Precioso restaurante con numerosos comedores y una concurridísima barra en la que tapea el todo Salamanca e infinidad de turistas que visitan tan monumental capital. La carta, interminable, satisface a una clientela muy variopinta. Sobresale en ella la materia prima, estelar, especialmente en el capítulo marino y el estilo tradicional de las preparaciones, clasicotas y, en verdad, ricas. Colosales mariscos y pescados, como no hay otros en Salamanca y muy posiblemente en toda la región. Percebes, camarones, almejas, ostras, centollas, gamba roja, gambas blancas, nécoras, cigalas de tronco… memorables. Igual de grandiosa se muestra la chacinera salmantina: jamón, lomo, salchichón y chorizo. Se masca la verdad, la suma verdad del producto.

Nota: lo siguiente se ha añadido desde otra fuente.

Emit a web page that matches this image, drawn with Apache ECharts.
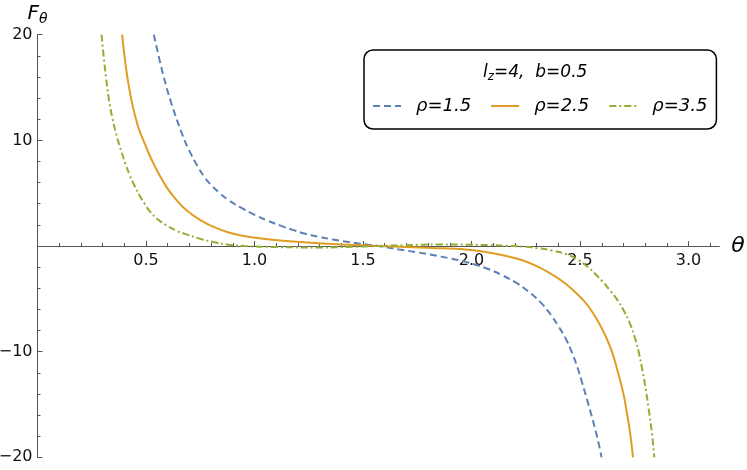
<!DOCTYPE html>
<html>
<head>
<meta charset="utf-8">
<script src="https://cdn.jsdelivr.net/npm/echarts@6/dist/echarts.min.js"></script>
<style>
  html, body { margin: 0; padding: 0; background: #fff; }
  #chart { width: 747px; height: 470px; }
</style>
</head>
<body>
<div id="chart"></div>
<script>
// values (theta, F_theta)
const theta15 = [0.536, 0.578, 0.617, 0.670, 0.700, 0.739, 0.770, 0.801, 0.840, 0.877, 0.940, 1.000, 1.060, 1.123, 1.180, 1.230, 1.300, 1.360, 1.440, 1.514, 1.571,
  1.667, 1.745, 1.820, 1.900, 1.973, 2.030, 2.080, 2.140, 2.203, 2.265, 2.326, 2.365, 2.402, 2.435, 2.463, 2.488, 2.509, 2.533, 2.555, 2.578, 2.599];
const f15 = [20, 16.3, 13.5, 10.4, 9.0, 7.5, 6.5, 5.75, 5.0, 4.4, 3.6, 2.95, 2.4, 1.9, 1.5, 1.18, 0.85, 0.62, 0.35, 0.15, 0,
  -0.33, -0.58, -0.85, -1.17, -1.5, -1.85, -2.2, -2.75, -3.45, -4.35, -5.5, -6.5, -7.65, -8.8, -10.1, -11.5, -12.9, -14.6, -16.2, -18.0, -20];

const theta25 = [0.390, 0.403, 0.417, 0.432, 0.450, 0.470, 0.486, 0.510, 0.532, 0.560, 0.594, 0.630, 0.670, 0.710, 0.747, 0.801, 0.877, 0.950, 1.031, 1.130, 1.230, 1.400, 1.571,
  1.820, 1.973, 2.080, 2.160, 2.234, 2.310, 2.387, 2.435, 2.479, 2.520, 2.555, 2.590, 2.617, 2.647, 2.678, 2.700, 2.716, 2.730, 2.744];
const f25 = [20, 17.6, 15.6, 13.9, 12.3, 10.9, 10.1, 8.9, 7.9, 6.8, 5.6, 4.6, 3.7, 3.0, 2.5, 1.9, 1.3, 0.95, 0.70, 0.50, 0.35, 0.15, 0,
  -0.18, -0.33, -0.62, -0.95, -1.35, -2.0, -2.9, -3.6, -4.4, -5.25, -6.2, -7.4, -8.5, -10.0, -12.2, -14.0, -15.8, -17.6, -20];

const theta35 = [0.295, 0.305, 0.316, 0.328, 0.345, 0.364, 0.387, 0.405, 0.425, 0.447, 0.471, 0.495, 0.517, 0.555, 0.594, 0.640, 0.686, 0.747, 0.816, 0.880, 0.954,
  1.100, 1.300, 1.450, 1.571, 1.700, 1.850, 2.000, 2.080, 2.190, 2.250, 2.310, 2.370, 2.433, 2.490, 2.540, 2.575, 2.601, 2.640, 2.670, 2.700, 2.730, 2.755,
  2.772, 2.785, 2.800, 2.816, 2.830, 2.842];
const f35 = [20, 17.9, 15.9, 14.0, 12.1, 10.5, 8.9, 7.8, 6.7, 5.7, 4.75, 3.95, 3.3, 2.5, 1.95, 1.45, 1.1, 0.7, 0.35, 0.12, 0,
  -0.1, -0.14, -0.08, 0, 0.08, 0.14, 0.12, 0.08, 0, -0.08, -0.22, -0.42, -0.75, -1.3, -2.05, -2.75, -3.3, -4.25, -5.05, -6.05, -7.35, -8.85,
  -10.2, -11.5, -13.2, -15.4, -17.5, -20];

const names = ["ρ=1.5", "ρ=2.5", "ρ=3.5"];
const xTicks = [0.5, 1.0, 1.5, 2.0, 2.5, 3.0];

const font = "DejaVu Sans";
const pairs = (xs, ys) => xs.map((x, i) => [x, ys[i]]);

const chart = echarts.init(document.getElementById("chart"));

const lineSeries = (i, xs, ys, color, type) => ({
  name: names[i],
  type: "line",
  xAxisIndex: 0,
  yAxisIndex: 0,
  data: pairs(xs, ys),
  symbol: "none",
  smooth: 0.4,
  clip: true,
  color: color,
  lineStyle: { width: 2, type: type, color: color }
});

const option = {
  animation: false,
  backgroundColor: "#fff",
  grid: [
    { left: 37.5, right: 27.7, top: 34.7, bottom: 12.7, outerBoundsMode: "none" },
    // helper grid whose bottom edge sits on F=0, carries the theta tick labels
    { left: 37.5, right: 27.7, top: 34.7, bottom: 224, outerBoundsMode: "none" }
  ],
  title: {
    text: "{i|l}{sub|z}{i|=4,  b=0.5}",
    left: 478,
    top: 58,
    textStyle: {
      rich: {
        i: { fontFamily: font, fontStyle: "italic", fontWeight: "normal", fontSize: 17, color: "#000" },
        sub: { fontFamily: font, fontStyle: "italic", fontWeight: "normal", fontSize: 12, color: "#000", padding: [8, 0, 0, 0] }
      }
    }
  },
  legend: {
    data: names,
    left: 364,
    top: 50,
    orient: "horizontal",
    padding: [45, 9, 12, 8],
    itemGap: 19,
    itemWidth: 28,
    itemHeight: 14,
    itemStyle: { opacity: 0 },
    borderColor: "#000",
    borderWidth: 1.5,
    borderRadius: 9,
    textStyle: {
      fontFamily: font,
      fontStyle: "italic",
      fontSize: 18,
      lineHeight: 22,
      color: "#000",
      padding: [0, 0, 0, 10]
    }
  },
  xAxis: [
    {
      type: "value",
      gridIndex: 0,
      min: 0,
      max: 3.1416,
      interval: 0.5,
      name: "θ",
      nameLocation: "end",
      nameGap: 12,
      nameTextStyle: { fontFamily: font, fontStyle: "italic", fontSize: 22, color: "#000" },
      axisLine: { onZero: true, lineStyle: { color: "#555", width: 1 } },
      axisTick: { show: true, inside: true, length: 5, customValues: xTicks, lineStyle: { color: "#555" } },
      minorTick: { show: true, splitNumber: 5, length: 3, lineStyle: { color: "#555" } },
      axisLabel: { show: false },
      splitLine: { show: false }
    },
    {
      type: "value",
      gridIndex: 1,
      min: 0,
      max: 3.1416,
      interval: 0.5,
      axisLine: { show: false, onZero: false },
      axisTick: { show: false },
      axisLabel: {
        customValues: xTicks,
        margin: 7,
        fontFamily: font,
        fontSize: 16,
        color: "#111",
        formatter: v => v.toFixed(1)
      },
      splitLine: { show: false }
    }
  ],
  yAxis: [
    {
      type: "value",
      gridIndex: 0,
      min: -20,
      max: 20,
      interval: 10,
      name: "{f|F}{s|θ}",
      nameLocation: "end",
      nameGap: 7,
      nameTextStyle: {
        rich: {
          f: { fontFamily: font, fontStyle: "italic", fontSize: 20, color: "#000" },
          s: { fontFamily: font, fontStyle: "italic", fontSize: 14, color: "#000", padding: [12, 0, 0, 0] }
        }
      },
      axisLine: { onZero: true, lineStyle: { color: "#555", width: 1 } },
      axisTick: { show: true, inside: true, length: 5, lineStyle: { color: "#555" } },
      minorTick: { show: true, splitNumber: 5, length: 3, lineStyle: { color: "#555" } },
      axisLabel: {
        margin: 5,
        fontFamily: font,
        fontSize: 16,
        color: "#111",
        formatter: v => (v === 0 ? "" : v < 0 ? "\u2212" + (-v) : String(v))
      },
      splitLine: { show: false }
    },
    { type: "value", gridIndex: 1, min: 0, max: 1, show: false }
  ],
  series: [
    lineSeries(0, theta15, f15, "#5E81B5", [7, 4]),
    lineSeries(1, theta25, f25, "#E19C24", "solid"),
    lineSeries(2, theta35, f35, "#8FB032", [7, 3, 2, 3])
  ]
};

chart.setOption(option);
window.addEventListener("resize", () => {
  chart.resize();
});
</script>
</body>
</html>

Se rinde pleitesía al recetario histórico y, en pura coherencia, siempre se ofrece un plato de cuchara que cambia a diario: cocido castellano, alubias de El Barco de Ávila con oreja y rabo, lentejas con morcilla y chorizo, patatas con espinazo… servido copiosa y suculentamente a unos 11 €.

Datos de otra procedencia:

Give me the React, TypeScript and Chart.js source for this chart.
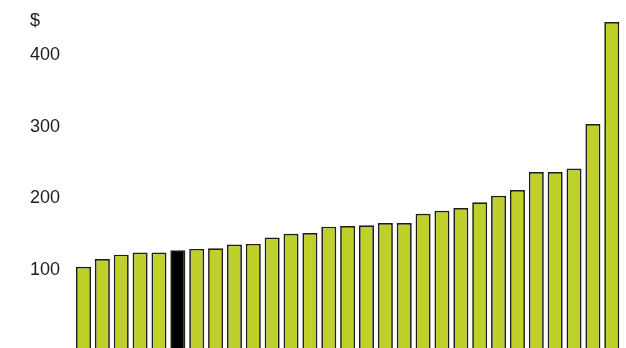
import React, { useEffect, useRef } from "react";
import { Chart, registerables } from "chart.js";

Chart.register(...registerables);

// Ranked items, lowest to highest
const categories: string[] = [
  "1", "2", "3", "4", "5", "6", "7", "8", "9", "10",
  "11", "12", "13", "14", "15", "16", "17", "18", "19", "20",
  "21", "22", "23", "24", "25", "26", "27", "28", "29",
];

// Price in dollars
const values: number[] = [
  113, 124, 130, 133, 133, 136, 138, 139, 144, 145,
  154, 159, 160, 169, 170, 171, 174, 174, 187, 191,
  195, 203, 212, 220, 245, 245, 250, 312, 454,
];

// Index of the highlighted bar
const highlightIndex = 5;

// Y-axis tick values and unit label
const yTicks: number[] = [100, 200, 300, 400];
const unitLabel = "$";

const BAR_COLOR = "#bfd02a";
const HIGHLIGHT_COLOR = "#000000";
const EDGE_COLOR = "#1e1e1e";
const TEXT_COLOR = "#1e1e1e";
const FONT_FAMILY = "'Liberation Sans', Arial, Helvetica, sans-serif";

const unitLabelPlugin = {
  id: "unitLabel",
  afterDraw(chart: any) {
    const { ctx } = chart;
    const yScale = chart.scales.y;
    ctx.save();
    ctx.font = `18px ${FONT_FAMILY}`;
    ctx.fillStyle = TEXT_COLOR;
    ctx.textAlign = "left";
    ctx.textBaseline = "middle";
    ctx.fillText(unitLabel, yScale.left, chart.chartArea.top + 10.5);
    ctx.restore();
  },
};

export default function App() {
  const canvasRef = useRef<HTMLCanvasElement | null>(null);

  useEffect(() => {
    if (!canvasRef.current) return;
    const colors = values.map((_, i) => (i === highlightIndex ? HIGHLIGHT_COLOR : BAR_COLOR));
    const chart = new Chart(canvasRef.current, {
      type: "bar",
      data: {
        labels: categories,
        datasets: [
          {
            data: values,
            backgroundColor: colors,
            borderColor: EDGE_COLOR,
            borderWidth: 1.7,
            borderSkipped: "start",
            categoryPercentage: 1,
            barPercentage: 0.795,
          },
        ],
      },
      options: {
        animation: false,
        responsive: false,
        maintainAspectRatio: false,
        layout: { padding: { left: 30, right: 4.8, top: 10.5, bottom: 0 } },
        plugins: {
          legend: { display: false },
          tooltip: { enabled: false },
          title: { display: false },
        },
        scales: {
          x: { display: false },
          y: {
            min: 0,
            max: 470,
            grid: { display: false },
            border: { display: false },
            afterBuildTicks: (scale: any) => {
              scale.ticks = yTicks.map((v) => ({ value: v }));
            },
            afterFit: (scale: any) => {
              scale.width = 44.07;
              scale.paddingTop = 0;
              scale.paddingBottom = 0;
            },
            ticks: {
              crossAlign: "far",
              labelOffset: -6,
              padding: 0,
              color: TEXT_COLOR,
              font: { family: FONT_FAMILY, size: 18 },
            },
          },
        },
      },
      plugins: [unitLabelPlugin],
    });
    return () => chart.destroy();
  }, []);

  return (
    <div style={{ position: "fixed", left: 0, top: 0, width: 626, height: 348, background: "#fff" }}>
      <canvas ref={canvasRef} width={626} height={348} style={{ display: "block" }} />
    </div>
  );
}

La sopa de rabo de toro con abundantes tropezones deshuesados no puede resultar más auténtica ni más efectiva. En los pimientos del piquillo rellenos de marisco con emulsión de gambas prevalece el resultado del conjunto sobre la definición de los elementos. Convencional y muy noble la lamprea a la bordelesa con arroz blanco; manjaroso el pescado y densa e intensa la salsa: su sangre, vino tinto, cebolla, puerro… En el rodaballo y el lenguado sobresale la bondad natural sobre la añadida, siempre de estilo y gusto convencionales. Lo que vuelve a quedar patente en las carrilleras de ternera en salsa, tan sencillas como gratificantes. Y así se suceden inquebrantablemente escenas triunfales en su tipismo: leche frita con chocolate y parfait de almendra.
Más que por valores intelectuales esta cocina marca la diferencia en lo material. Placentera.
Por lo demás, fabulosa bodega y magnífica atención.